Bishop of Salisbury backs gay marriage
The new Bishop of Salisbury, The Rt Revd Nick Holtam, has spoken out in support of gay marriage.
Bishop Holtam made the comments in an interview with the Times today ahead of the meeting of the General Synod next week, where civil partnerships in churches and equal marriage are to be discussed.
He said: “We are living in a different society. If there’s a gay couple in The Archers, if there’s that form of public recognition in popular soaps, we are dealing with something which has got common currency. All of us have friends, families, relatives, neighbours who are, or who know someone, in same-sex partnerships.”
He said he was “no longer convinced” marriage should be between a man and a woman.
Bishop Holtam, who is married with four children, was installed in Salisbury in October last year, after having been the vicar of St Martin in the Fields in central London.
He continued: “I think same-sex couples that I know who have formed a partnership have in many respects a relationship which is similar to a marriage and which I now think of as marriage.
“And of course now you can’t really say that a marriage is defined by the possibility of having children. Contraception created a barrier in that line of argument. Would you say that an infertile couple who were knowingly infertile when they got married, weren’t in a proper marriage?

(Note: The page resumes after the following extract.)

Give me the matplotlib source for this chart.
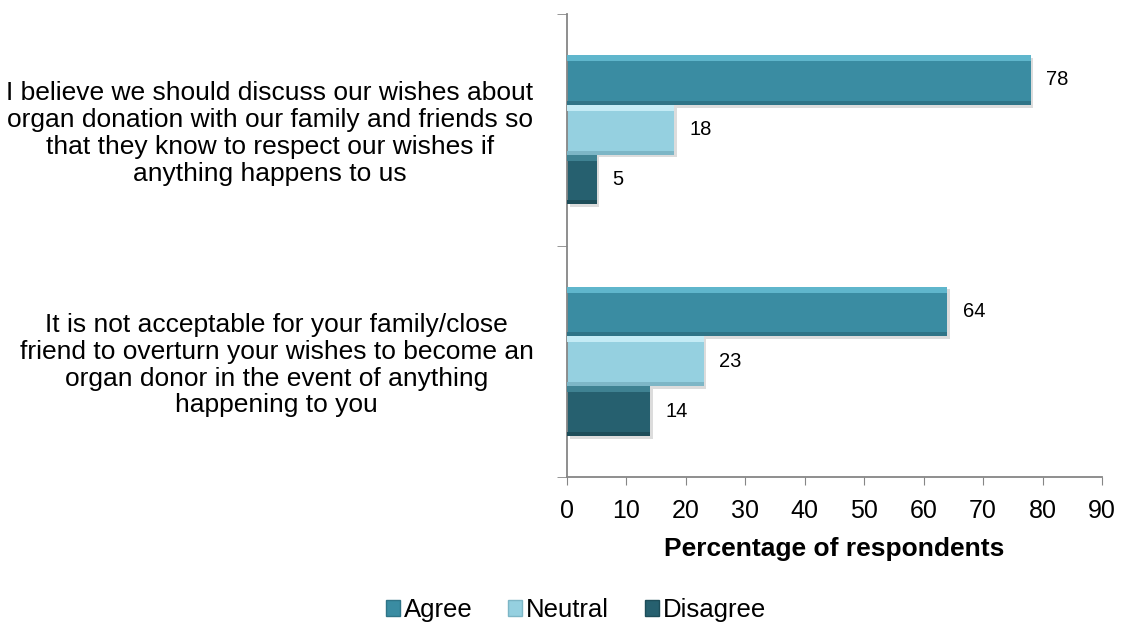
import matplotlib.pyplot as plt
import matplotlib.patheffects as pe
import numpy as np
from matplotlib.patches import Rectangle

plt.rcParams["font.family"] = ["Liberation Sans", "DejaVu Sans"]

# survey statements (top to bottom) and the share answering each way
statements = [
    "I believe we should discuss our wishes about\norgan donation with our family and friends so\nthat they know to respect our wishes if\nanything happens to us",
    "It is not acceptable for your family/close\nfriend to overturn your wishes to become an\norgan donor in the event of anything\nhappening to you",
]
series = ["Agree", "Neutral", "Disagree"]
agree = [78, 64]
neutral = [18, 23]
disagree = [5, 14]

colors = ["#3a8ca2", "#95d0e0", "#26606f"]
highlights = ["#5fb6cc", "#c4ebf5", "#3f8292"]
shades = ["#2f7487", "#7db6c6", "#1d4d59"]

fig = plt.figure(figsize=(11.24, 6.32), dpi=100)
ax = fig.add_axes([0.5044, 0.2453, 0.476, 0.7325])

y = np.arange(len(statements))
h = 0.215
offsets = [-h, 0, h]
shadow = [pe.SimplePatchShadow(offset=(2, -2), alpha=0.25, shadow_rgbFace="#777777"), pe.Normal()]

for vals, off, c, hl, sh in zip([agree, neutral, disagree], offsets, colors, highlights, shades):
    pos = y + off
    ax.barh(pos, vals, height=h, color=c, edgecolor="none", path_effects=shadow, zorder=2)
    # bevel: light top strip, dark bottom strip
    ax.barh(pos - h * 0.44, vals, height=h * 0.12, color=hl, edgecolor="none", zorder=3)
    ax.barh(pos + h * 0.46, vals, height=h * 0.08, color=sh, edgecolor="none", zorder=3)
    for p, v in zip(pos, vals):
        ax.text(v + 2.6, p, str(v), va="center", ha="left", fontsize=14.5, color="black")

ax.set_xlim(0, 90)
ax.set_ylim(1.5, -0.5)
ax.set_xticks(np.arange(0, 91, 10))
ax.tick_params(axis="x", labelsize=18, length=6, color="#868686", pad=10)
ax.set_yticks(y)
ax.set_yticklabels(statements, fontsize=19, multialignment="center", linespacing=1.15)
ax.tick_params(axis="y", length=0, pad=24)
ax.set_yticks([-0.5, 0.5, 1.5], minor=True)
ax.tick_params(axis="y", which="minor", length=7, color="#868686")
ax.set_xlabel("Percentage of respondents", fontsize=19, fontweight="bold", labelpad=10)

for s in ["top", "right"]:
    ax.spines[s].set_visible(False)
for s in ["left", "bottom"]:
    ax.spines[s].set_color("#868686")
    ax.spines[s].set_linewidth(1.3)

handles = [Rectangle((0, 0), 1, 1, facecolor=c, edgecolor=sh, linewidth=1) for c, sh in zip(colors, shades)]
fig.legend(handles, series, loc="center", bbox_to_anchor=(0.5125, 0.035), ncol=3, frameon=False,
           fontsize=18.5, handlelength=0.55, handleheight=0.55, handletextpad=0.15, columnspacing=1.4)

fig.savefig("out.png", dpi=100)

No you wouldn’t.”
Bishop Holtam acknowledged the importance the Church has given to marriage producing children, but said he saw perception changing, and argued that children could not be “the single defining criteria” of marriage.
Earlier this month, the Very Rev Jeffrey John, Dean of St Albans, said he would consider suing the Church over its decisions not to promote him to bishop.
The 58-year-old, was forced to give up his appointment as Bishop of Reading in 2003 due to his relationship with another priest and was blocked from the post Bishop of Southwark in 2010, a position Bishop Holtam was also considered for. It is now held by The Rt Revd Christopher Chessun.
A memo leaked by Colin Slee, the late Dean of Southwark Cathedral made the claim that there were already several gay bishops who had “been less than candid about their domestic arrangements and who, in a conspiracy of silence, have been appointed to senior positions”.
It added: “This situation cannot endure. Exposure of the reality would be nuclear.”